▶ Material provided:
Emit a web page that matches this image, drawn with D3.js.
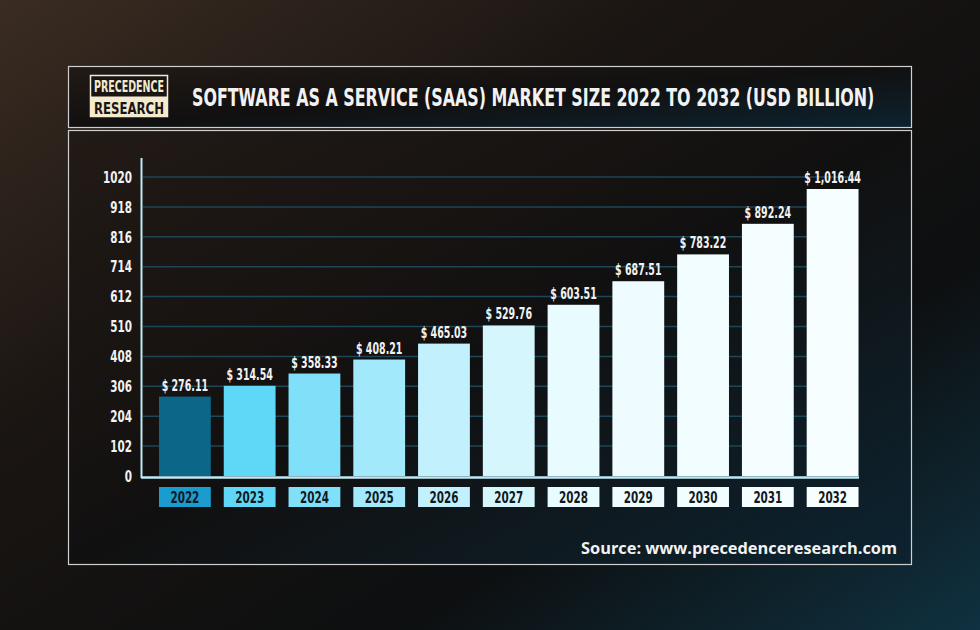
<!DOCTYPE html>
<html><head><meta charset="utf-8">
<script src="https://cdn.jsdelivr.net/npm/d3@7"></script>
<style>html,body{margin:0;padding:0;background:#000;}svg{display:block;}</style>
</head><body>
<svg id="chart" width="980" height="630"></svg>
<script>
const years = ["2022","2023","2024","2025","2026","2027","2028","2029","2030","2031","2032"];
const values = [276.11,314.54,358.33,408.21,465.03,529.76,603.51,687.51,783.22,892.24,1016.44];
const valueLabels = ["$ 276.11","$ 314.54","$ 358.33","$ 408.21","$ 465.03","$ 529.76","$ 603.51","$ 687.51","$ 783.22","$ 892.24","$ 1,016.44"];
const yTicks = [0,102,204,306,408,510,612,714,816,918,1020];
const barColors = ["#0b6688","#5fd8f8","#80e0fa","#a2e9fb","#c2f1fd","#d6f6fe","#e8fbff","#eefcff","#f2fdff","#f4fdff","#f6feff"];
const boxColors = ["#1a9ccf","#5fd8f8","#80e0fa","#a2e9fb","#c2f1fd","#d6f6fe","#e8fbff","#eefcff","#f2fdff","#f4fdff","#f6feff"];
const title = "SOFTWARE AS A SERVICE (SAAS) MARKET SIZE 2022 TO 2032 (USD BILLION)";
const source = "Source: www.precedenceresearch.com";

const font = "'DejaVu Sans Condensed','DejaVu Sans',sans-serif";
function condense(sel, f) {
  sel.each(function(){
    const w = this.getComputedTextLength();
    d3.select(this).attr("textLength", w*f).attr("lengthAdjust","spacingAndGlyphs");
  });
}

const svg = d3.select("#chart");
const defs = svg.append("defs");
const bg = defs.append("linearGradient").attr("id","bg").attr("x1","0").attr("y1","0").attr("x2","1").attr("y2","1");
bg.append("stop").attr("offset","0").attr("stop-color","#3a2c22");
bg.append("stop").attr("offset","0.35").attr("stop-color","#1a1512");
bg.append("stop").attr("offset","0.7").attr("stop-color","#0d0f10");
bg.append("stop").attr("offset","1").attr("stop-color","#0f3140");
svg.append("rect").attr("width",980).attr("height",630).attr("fill","url(#bg)");

const inner = defs.append("linearGradient").attr("id","inner").attr("x1","0").attr("y1","0").attr("x2","1").attr("y2","1");
inner.append("stop").attr("offset","0").attr("stop-color","#221a15");
inner.append("stop").attr("offset","0.5").attr("stop-color","#111010");
inner.append("stop").attr("offset","1").attr("stop-color","#0c2330");

// frames
svg.append("rect").attr("x",68.5).attr("y",66.5).attr("width",843).attr("height",61)
  .attr("fill","url(#inner)").attr("stroke","#cfcfcf").attr("stroke-width",1.2);
svg.append("rect").attr("x",68.5).attr("y",130.5).attr("width",843).attr("height",434)
  .attr("fill","url(#inner)").attr("stroke","#cfcfcf").attr("stroke-width",1.2);

// logo
const lg = svg.append("g");
lg.append("rect").attr("x",90.5).attr("y",75.5).attr("width",77).attr("height",41).attr("fill","#1a1512").attr("stroke","#f3ead0").attr("stroke-width",1.5);
lg.append("rect").attr("x",90.5).attr("y",96.5).attr("width",77).attr("height",20).attr("fill","#f3ead0");
lg.append("text").attr("x",129).attr("y",92).attr("text-anchor","middle").attr("fill","#f3ead0")
  .style("font-family",font).style("font-weight","bold").style("font-size","15px")
  .attr("textLength",70).attr("lengthAdjust","spacingAndGlyphs").text("PRECEDENCE");
lg.append("text").attr("x",129).attr("y",114).attr("text-anchor","middle").attr("fill","#1a1512")
  .style("font-family",font).style("font-weight","bold").style("font-size","16px")
  .attr("textLength",70).attr("lengthAdjust","spacingAndGlyphs").text("RESEARCH");

// title: condensed via transform so its box stays inside the frame
const tt = svg.append("text").attr("fill","#f2f2f2")
  .style("font-family",font).style("font-weight","bold").style("font-size","25px").text(title);
const tw = tt.node().getComputedTextLength();
tt.attr("transform",`translate(192,106) scale(${683/tw},1)`);

// scales
const y = d3.scaleLinear().domain([0,1020]).range([476,177]);
const yBar = d3.scaleLinear().domain([0,1020]).range([474,188]);
const x = d3.scaleBand().domain(years).range([152.5,865]).paddingInner(0.2).paddingOuter(0.1);

// gridlines
svg.append("g").selectAll("line").data(yTicks.slice(1)).join("line")
  .attr("x1",143).attr("x2",858).attr("y1",d=>y(d)).attr("y2",d=>y(d))
  .attr("stroke","#1d4656").attr("stroke-width",1.5);

// y axis
const yAxis = svg.append("g").attr("transform","translate(132,0)")
  .call(d3.axisLeft(y).tickValues(yTicks).tickFormat(d3.format("d")).tickSize(0).tickPadding(0));
yAxis.select(".domain").remove();
yAxis.selectAll("text").attr("fill","#f2f2f2").style("font-family",font).style("font-weight","bold").style("font-size","16.5px")
  .call(condense, 0.7);

svg.append("line").attr("x1",141.5).attr("x2",141.5).attr("y1",158).attr("y2",478).attr("stroke","#bfe9f4").attr("stroke-width",2);
svg.append("line").attr("x1",141).attr("x2",859).attr("y1",477.5).attr("y2",477.5).attr("stroke","#bfe9f4").attr("stroke-width",2.5);

// bars
svg.append("g").selectAll("rect").data(values).join("rect")
  .attr("x",(d,i)=>x(years[i])).attr("width",x.bandwidth())
  .attr("y",d=>yBar(d)).attr("height",d=>y(0)-yBar(d))
  .attr("fill",(d,i)=>barColors[i]);

// value labels
svg.append("g").selectAll("text").data(values).join("text")
  .attr("x",(d,i)=>x(years[i])+x.bandwidth()/2).attr("y",d=>yBar(d)-6)
  .attr("text-anchor","middle").attr("fill","#f2f2f2")
  .style("font-family",font).style("font-weight","bold").style("font-size","15.5px")
  .text((d,i)=>valueLabels[i])
  .call(condense, 0.68);

// x axis boxes
const xAxis = svg.append("g").attr("transform","translate(0,497)")
  .call(d3.axisBottom(x).tickSize(0).tickPadding(0));
xAxis.select(".domain").remove();
xAxis.selectAll(".tick").insert("rect","text")
  .attr("x",-x.bandwidth()/2).attr("y",-10).attr("width",x.bandwidth()).attr("height",20)
  .attr("fill",(d,i)=>boxColors[i]);
xAxis.selectAll("text").attr("y",0).attr("dy","0.36em").attr("fill","#111820")
  .style("font-family",font).style("font-weight","bold").style("font-size","16.5px")
  .call(condense, 0.7);

svg.append("text").attr("x",897).attr("y",554).attr("text-anchor","end").attr("fill","#f2f2f2")
  .style("font-family","'Open Sans',Lato,sans-serif").style("font-weight","bold").style("font-size","16px")
  .attr("textLength",316).attr("lengthAdjust","spacingAndGlyphs")
  .text(source);
</script>
</body></html>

▶ What the exercise asks: Without the images, write out each line of the data verbatim.

▶ Exercise answer:
Emit a web page that matches this image, drawn with D3.js.
<!DOCTYPE html>
<html><head><meta charset="utf-8">
<script src="https://cdn.jsdelivr.net/npm/d3@7"></script>
<style>html,body{margin:0;padding:0;background:#000;}svg{display:block;}</style>
</head><body>
<svg id="chart" width="980" height="630"></svg>
<script>
const years = ["2022","2023","2024","2025","2026","2027","2028","2029","2030","2031","2032"];
const values = [276.11,314.54,358.33,408.21,465.03,529.76,603.51,687.51,783.22,892.24,1016.44];
const valueLabels = ["$ 276.11","$ 314.54","$ 358.33","$ 408.21","$ 465.03","$ 529.76","$ 603.51","$ 687.51","$ 783.22","$ 892.24","$ 1,016.44"];
const yTicks = [0,102,204,306,408,510,612,714,816,918,1020];
const barColors = ["#0b6688","#5fd8f8","#80e0fa","#a2e9fb","#c2f1fd","#d6f6fe","#e8fbff","#eefcff","#f2fdff","#f4fdff","#f6feff"];
const boxColors = ["#1a9ccf","#5fd8f8","#80e0fa","#a2e9fb","#c2f1fd","#d6f6fe","#e8fbff","#eefcff","#f2fdff","#f4fdff","#f6feff"];
const title = "SOFTWARE AS A SERVICE (SAAS) MARKET SIZE 2022 TO 2032 (USD BILLION)";
const source = "Source: www.precedenceresearch.com";

const font = "'DejaVu Sans Condensed','DejaVu Sans',sans-serif";
function condense(sel, f) {
  sel.each(function(){
    const w = this.getComputedTextLength();
    d3.select(this).attr("textLength", w*f).attr("lengthAdjust","spacingAndGlyphs");
  });
}

const svg = d3.select("#chart");
const defs = svg.append("defs");
const bg = defs.append("linearGradient").attr("id","bg").attr("x1","0").attr("y1","0").attr("x2","1").attr("y2","1");
bg.append("stop").attr("offset","0").attr("stop-color","#3a2c22");
bg.append("stop").attr("offset","0.35").attr("stop-color","#1a1512");
bg.append("stop").attr("offset","0.7").attr("stop-color","#0d0f10");
bg.append("stop").attr("offset","1").attr("stop-color","#0f3140");
svg.append("rect").attr("width",980).attr("height",630).attr("fill","url(#bg)");

const inner = defs.append("linearGradient").attr("id","inner").attr("x1","0").attr("y1","0").attr("x2","1").attr("y2","1");
inner.append("stop").attr("offset","0").attr("stop-color","#221a15");
inner.append("stop").attr("offset","0.5").attr("stop-color","#111010");
inner.append("stop").attr("offset","1").attr("stop-color","#0c2330");

// frames
svg.append("rect").attr("x",68.5).attr("y",66.5).attr("width",843).attr("height",61)
  .attr("fill","url(#inner)").attr("stroke","#cfcfcf").attr("stroke-width",1.2);
svg.append("rect").attr("x",68.5).attr("y",130.5).attr("width",843).attr("height",434)
  .attr("fill","url(#inner)").attr("stroke","#cfcfcf").attr("stroke-width",1.2);

// logo
const lg = svg.append("g");
lg.append("rect").attr("x",90.5).attr("y",75.5).attr("width",77).attr("height",41).attr("fill","#1a1512").attr("stroke","#f3ead0").attr("stroke-width",1.5);
lg.append("rect").attr("x",90.5).attr("y",96.5).attr("width",77).attr("height",20).attr("fill","#f3ead0");
lg.append("text").attr("x",129).attr("y",92).attr("text-anchor","middle").attr("fill","#f3ead0")
  .style("font-family",font).style("font-weight","bold").style("font-size","15px")
  .attr("textLength",70).attr("lengthAdjust","spacingAndGlyphs").text("PRECEDENCE");
lg.append("text").attr("x",129).attr("y",114).attr("text-anchor","middle").attr("fill","#1a1512")
  .style("font-family",font).style("font-weight","bold").style("font-size","16px")
  .attr("textLength",70).attr("lengthAdjust","spacingAndGlyphs").text("RESEARCH");

// title: condensed via transform so its box stays inside the frame
const tt = svg.append("text").attr("fill","#f2f2f2")
  .style("font-family",font).style("font-weight","bold").style("font-size","25px").text(title);
const tw = tt.node().getComputedTextLength();
tt.attr("transform",`translate(192,106) scale(${683/tw},1)`);

// scales
const y = d3.scaleLinear().domain([0,1020]).range([476,177]);
const yBar = d3.scaleLinear().domain([0,1020]).range([474,188]);
const x = d3.scaleBand().domain(years).range([152.5,865]).paddingInner(0.2).paddingOuter(0.1);

// gridlines
svg.append("g").selectAll("line").data(yTicks.slice(1)).join("line")
  .attr("x1",143).attr("x2",858).attr("y1",d=>y(d)).attr("y2",d=>y(d))
  .attr("stroke","#1d4656").attr("stroke-width",1.5);

// y axis
const yAxis = svg.append("g").attr("transform","translate(132,0)")
  .call(d3.axisLeft(y).tickValues(yTicks).tickFormat(d3.format("d")).tickSize(0).tickPadding(0));
yAxis.select(".domain").remove();
yAxis.selectAll("text").attr("fill","#f2f2f2").style("font-family",font).style("font-weight","bold").style("font-size","16.5px")
  .call(condense, 0.7);

svg.append("line").attr("x1",141.5).attr("x2",141.5).attr("y1",158).attr("y2",478).attr("stroke","#bfe9f4").attr("stroke-width",2);
svg.append("line").attr("x1",141).attr("x2",859).attr("y1",477.5).attr("y2",477.5).attr("stroke","#bfe9f4").attr("stroke-width",2.5);

// bars
svg.append("g").selectAll("rect").data(values).join("rect")
  .attr("x",(d,i)=>x(years[i])).attr("width",x.bandwidth())
  .attr("y",d=>yBar(d)).attr("height",d=>y(0)-yBar(d))
  .attr("fill",(d,i)=>barColors[i]);

// value labels
svg.append("g").selectAll("text").data(values).join("text")
  .attr("x",(d,i)=>x(years[i])+x.bandwidth()/2).attr("y",d=>yBar(d)-6)
  .attr("text-anchor","middle").attr("fill","#f2f2f2")
  .style("font-family",font).style("font-weight","bold").style("font-size","15.5px")
  .text((d,i)=>valueLabels[i])
  .call(condense, 0.68);

// x axis boxes
const xAxis = svg.append("g").attr("transform","translate(0,497)")
  .call(d3.axisBottom(x).tickSize(0).tickPadding(0));
xAxis.select(".domain").remove();
xAxis.selectAll(".tick").insert("rect","text")
  .attr("x",-x.bandwidth()/2).attr("y",-10).attr("width",x.bandwidth()).attr("height",20)
  .attr("fill",(d,i)=>boxColors[i]);
xAxis.selectAll("text").attr("y",0).attr("dy","0.36em").attr("fill","#111820")
  .style("font-family",font).style("font-weight","bold").style("font-size","16.5px")
  .call(condense, 0.7);

svg.append("text").attr("x",897).attr("y",554).attr("text-anchor","end").attr("fill","#f2f2f2")
  .style("font-family","'Open Sans',Lato,sans-serif").style("font-weight","bold").style("font-size","16px")
  .attr("textLength",316).attr("lengthAdjust","spacingAndGlyphs")
  .text(source);
</script>
</body></html>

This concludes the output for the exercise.